When it comes to the division of ownership of a company, there are plenty of options to be had. Employees can gain ownership in a company by the direct purchase of stock, receiving it as a bonus or stock options, or through a profit sharing plan.  One option that is similar to a profit sharing plan that has become increasingly popular due to its benefits for both the business and its employees is an employee stock ownership plan – usually known as an ESOP. Essentially, an ESOP allows the employees of a company to become primary owners and shareholders.

There are many ways to execute an ESOP, but the long and short of the plan is that employees take ownership through the direct purchase of stock, receiving it as a bonus or through a profit sharing plan.

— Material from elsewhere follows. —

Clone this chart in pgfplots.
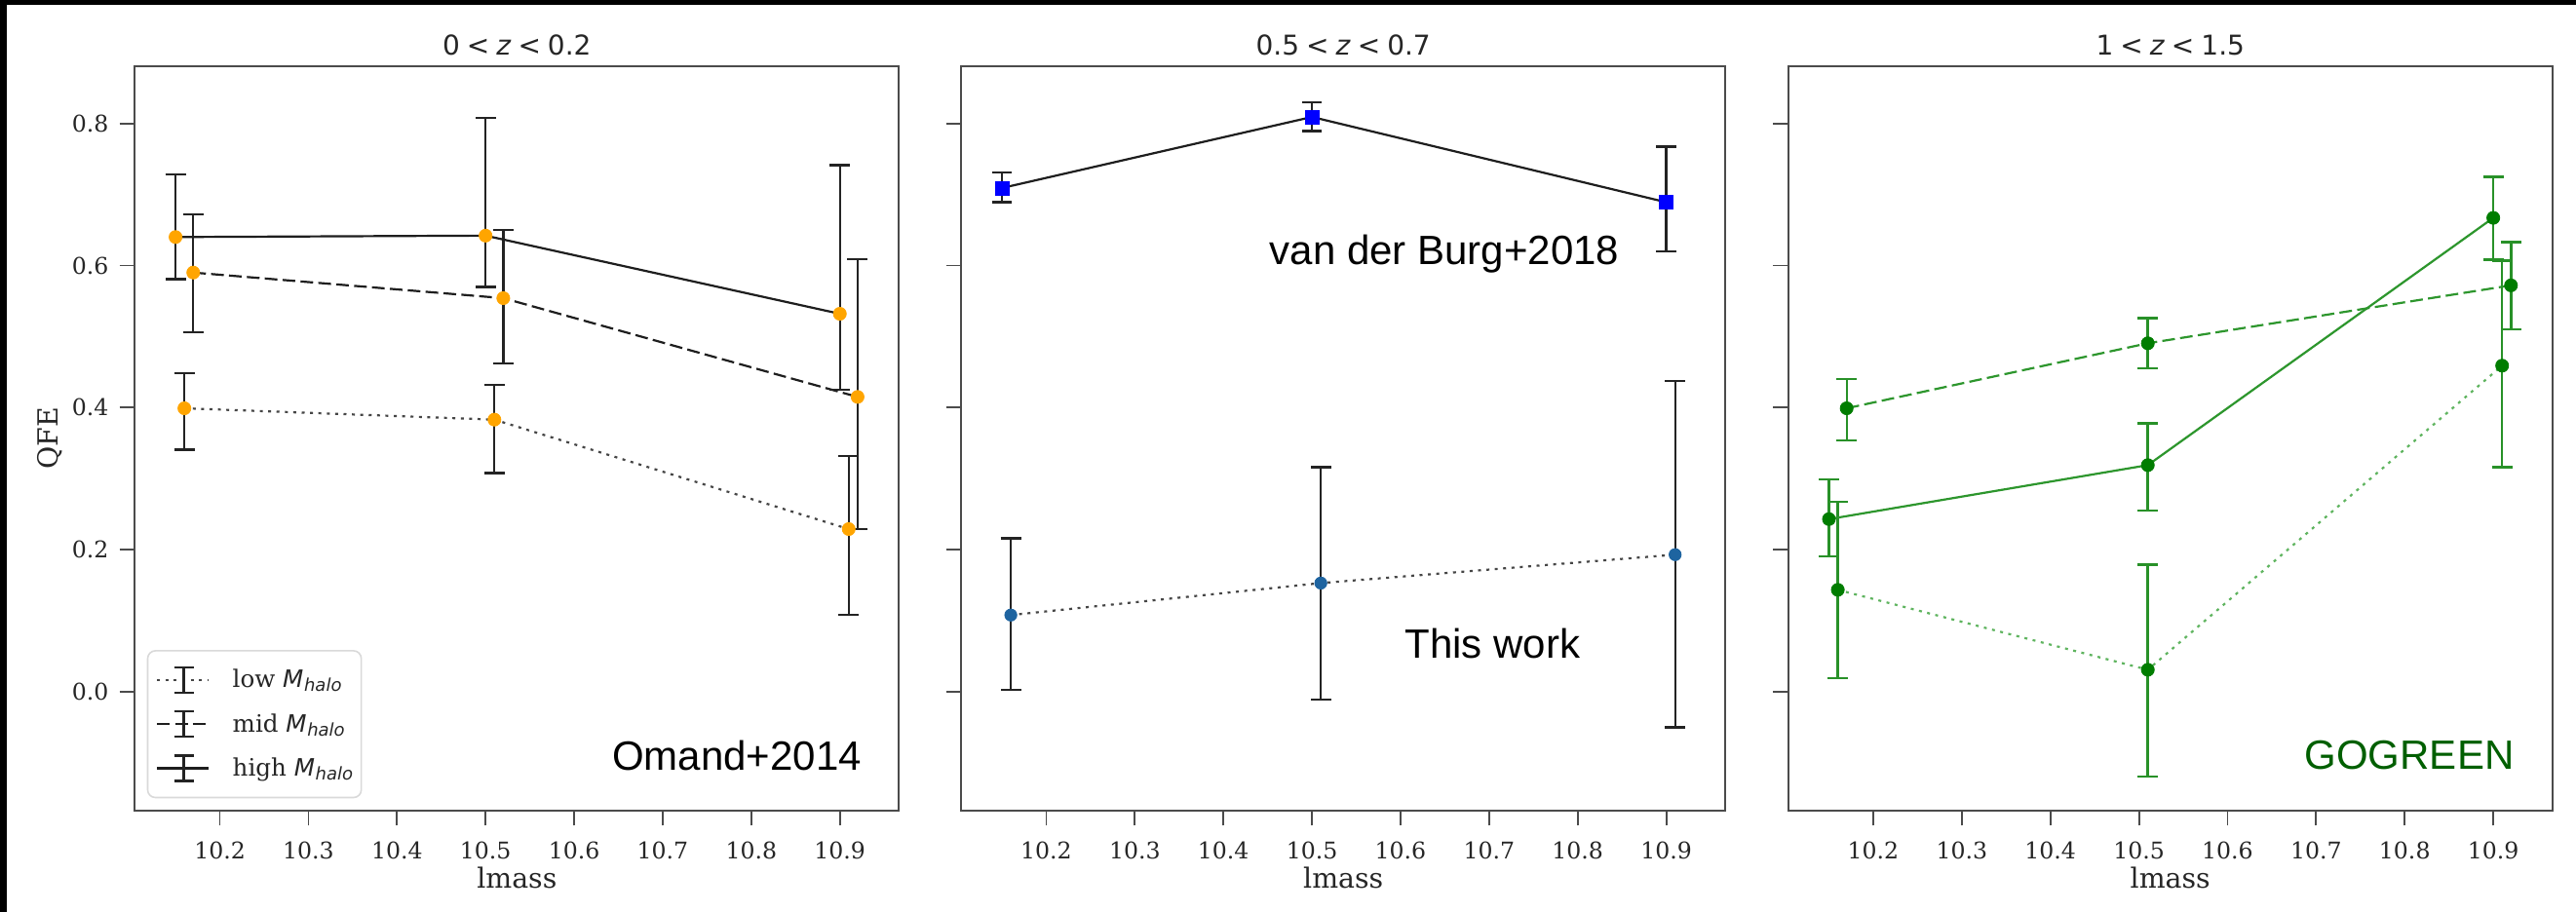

According to the National Center for Employee Ownership, about two-thirds of ESOPs are used to provide a market for the shares of a departing owner of a closely held and profitable company, whereas the remaining third are generally used as a supplemental employee benefit plan.

Companies that participate in ESOPs set up a trust fund for their employees and make annual contributions that are allocated to individual employees’ accounts within the trust, though the formula used for these allocations often depends on the individual company. Often, this allocation is dependent on the employees’ salaries, though it may also depend on years of service.

Benefits of an ESOP

There are many reasons why an ESOP is beneficial for both companies and their employees, including the following:

  • Tax advantages: When the company sets up the trust fund for its employee-benefit plan, any contributions it makes are then tax deductible. Therefore, through an ESOP, corporations can defer its entire tax bill by rolling sale proceeds into qualifying publicly traded securities, assuming state laws allow such action.
  • Employee motivation: An ESOP can do what even bonuses cannot – they link employee productivity directly to their paycheck. If a company’s workers understand that when business is doing well it will be reflected in their financial situation, it’s easy to see why they are motivated to work harder, reduce mistakes and help their teammates.
  • Financial flexibility for employees: Any employee who holds shares in the ESOP has the ability to hold or sell their portion of ownership at any time. They can sell or gift their shares to any other party in the manner of their choosing, providing them with a great deal of financial flexibility.

What companies should consider ESOPs?

Of course, an ESOP isn’t right for all companies. Here are some characteristics of corporations that will best benefit from enrolling in an ESOP:

  • Privately owned: Because publicly owned companies have to concern themselves with their stock value, the fact that ESOPs come with extra contributions to their employees that tend to reduce earnings is often not welcome by shareholders.
  • Reliable management: ESOPs often strongly rely on the management team to maintain profitability to build confidence in shareholders, which, in turn, grows the business and creates cash flow to pay off any selling shareholders.
  • Diverse shareholders: If a large number of a company’s employees are planning on retiring within a few years of each other, it can cause an imbalance of cash flow. Therefore, a diverse group of shareholders who have a wide range of retirement dates will help balance these monetary issues.
  • Strong history of increasing profits: Because of ESOPs’ dependencies on discounted cash-flow valuation models, a steady increase of profits along with a consistent cash flow are essential for a successful business venture. Volatile earnings can demotivate employees, particularly during a recession.

Though ESOPs are a relatively new business model, more than 12,000 companies across the country are operating under such a plan, according to The National Center for Employee Ownership, and may be a great solution for privately owned companies in need of new way to meet their financial goals.